Jon seems to value her business input more than any intimacy, and sends her off to the Community Garden to explore sponsorship with the Gardens’ coordinator. Meanwhile, their store seems to be the target of vandals and thieves, and the local cop is convinced that the African youths are to blame.

Lowe’s story touches on many topical themes, including racist attitudes towards refugees, poverty, chronic illness, and local council corruption, as well as the age-old subjects of prejudice, friendship, loyalty and betrayal. She easily evokes her setting and the small-town mindset.

She gives her characters passion: homelessness, its very existence in the little town denied by most, is an unenviable fate to which Helen is no stranger, and she tirelessly lobbies the shire council to approve a sustainable tiny houses project for homeless older women, who are the fastest-growing homeless demographic.

Tara’s preoccupation with her first-world problems, and her reaction to them, may paint her as shallow, but when it is blown out of the water by an unanticipated explanation, she finds her awareness of the issues troubling her neighbours and those less fortunate in the town, is heightened.

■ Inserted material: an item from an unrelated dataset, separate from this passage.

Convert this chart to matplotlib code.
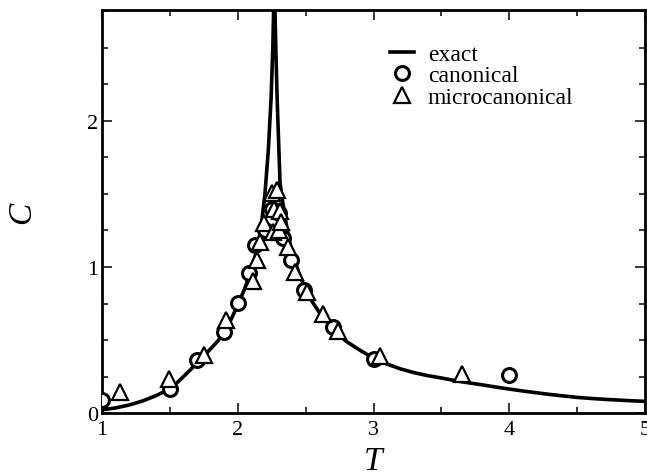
import numpy as np
import matplotlib
matplotlib.use('Agg')
import matplotlib.pyplot as plt
from matplotlib.ticker import MultipleLocator

# exact curve
exact_T = [1.0, 1.1, 1.2, 1.3, 1.4, 1.5, 1.55, 1.6, 1.65, 1.7, 1.75, 1.8,
           1.85, 1.9, 1.95, 2.0, 2.05, 2.1, 2.15, 2.175, 2.2, 2.225, 2.245,
           2.258, 2.265, 2.269, 2.273, 2.28, 2.29, 2.311, 2.33, 2.35, 2.375,
           2.4, 2.45, 2.5, 2.55, 2.6, 2.65, 2.7, 2.75, 2.8, 2.9, 3.0, 3.1,
           3.2, 3.3, 3.4, 3.5, 3.6, 3.7, 3.8, 3.9, 4.0, 4.1, 4.2, 4.3, 4.4,
           4.5, 4.6, 4.7, 4.8, 4.9, 5.0]
exact_C = [0.022, 0.035, 0.055, 0.083, 0.12, 0.165, 0.205, 0.25, 0.295,
           0.345, 0.39, 0.44, 0.49, 0.55, 0.64, 0.74, 0.85, 0.98, 1.15, 1.3,
           1.5, 1.8, 2.15, 2.5, 2.8, 3.2, 2.8, 2.5, 2.15, 1.58, 1.45, 1.33,
           1.2, 1.1, 0.96, 0.84, 0.76, 0.69, 0.63, 0.58, 0.53, 0.49, 0.43,
           0.375, 0.335, 0.302, 0.276, 0.256, 0.24, 0.222, 0.207, 0.193,
           0.178, 0.164, 0.151, 0.139, 0.127, 0.117, 0.107, 0.1, 0.094,
           0.089, 0.084, 0.08]

# canonical simulation
can_T = [1.0, 1.5, 1.7, 1.9, 2.0, 2.08, 2.13, 2.2, 2.25, 2.3, 2.33, 2.39,
         2.49, 2.7, 3.0, 4.0]
can_C = [0.09, 0.165, 0.36, 0.555, 0.755, 0.96, 1.15, 1.25, 1.40, 1.37,
         1.20, 1.05, 0.84, 0.59, 0.37, 0.26]

# microcanonical simulation
mic_T = [1.13, 1.49, 1.75, 1.91, 2.11, 2.14, 2.165, 2.19, 2.25, 2.29, 2.27,
         2.31, 2.26, 2.30, 2.32, 2.37, 2.42, 2.51, 2.63, 2.74, 3.05, 3.65]
mic_C = [0.145, 0.235, 0.40, 0.64, 0.905, 1.05, 1.17, 1.30, 1.51, 1.53, 1.40,
         1.385, 1.24, 1.25, 1.31, 1.14, 0.965, 0.83, 0.68, 0.565, 0.39, 0.27]

plt.rcParams['font.family'] = ['Liberation Serif', 'DejaVu Serif']

fig = plt.figure(figsize=(6.47, 4.77), dpi=100)
ax = fig.add_axes([0.1577, 0.132, 0.8393, 0.845])

ax.plot(exact_T, exact_C, color='black', lw=2.6, label='exact', zorder=2)
ax.plot(can_T, can_C, ls='none', marker='o', ms=10, mew=2.2, mec='black',
        mfc='white', label='canonical', zorder=3)
ax.plot(mic_T, mic_C, ls='none', marker='^', ms=11, mew=1.6, mec='black',
        mfc='white', label='microcanonical', zorder=4)

ax.set_xlim(1, 5)
ax.set_ylim(0, 2.76)
ax.xaxis.set_major_locator(MultipleLocator(1))
ax.xaxis.set_minor_locator(MultipleLocator(0.5))
ax.yaxis.set_major_locator(MultipleLocator(1))
ax.yaxis.set_minor_locator(MultipleLocator(0.25))
ax.tick_params(which='both', direction='in', top=True, right=True,
               width=1.1, labelsize=16)
ax.tick_params(which='major', length=7)
ax.tick_params(which='minor', length=4)
ax.tick_params(axis='x', pad=5)
ax.tick_params(axis='y', pad=3)
for s in ax.spines.values():
    s.set_linewidth(2)

ax.set_xlabel('T', fontsize=24, style='italic')
ax.set_ylabel('C', fontsize=24, style='italic')
ax.xaxis.set_label_coords(0.5, -0.08)
ax.yaxis.set_label_coords(-0.12, 0.5)

ax.legend(loc='upper left', bbox_to_anchor=(0.603, 0.907),
          bbox_transform=fig.transFigure, frameon=False, fontsize=17,
          handlelength=1.0, handletextpad=0.6, labelspacing=0.0,
          borderpad=0, borderaxespad=0)

fig.savefig('out.png', dpi=100)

Lowe throws together unlikely allies who, when push comes to shove, bring the perfect mix of initiative, inventiveness, pragmatism, fieriness, stoicism and guts. She gives them wise words: “People think it’s the bad things that undo us. But in my experience, it’s often the good stuff that trips us up, reminding us what we had, and what we miss the most” and “When a crisis hits, it’s never the people you expect who step up,” are examples. A thought-provoking and heart-warming read.
This unbiased review is from an uncorrected proof copy provided by NetGalley and HQ Fiction.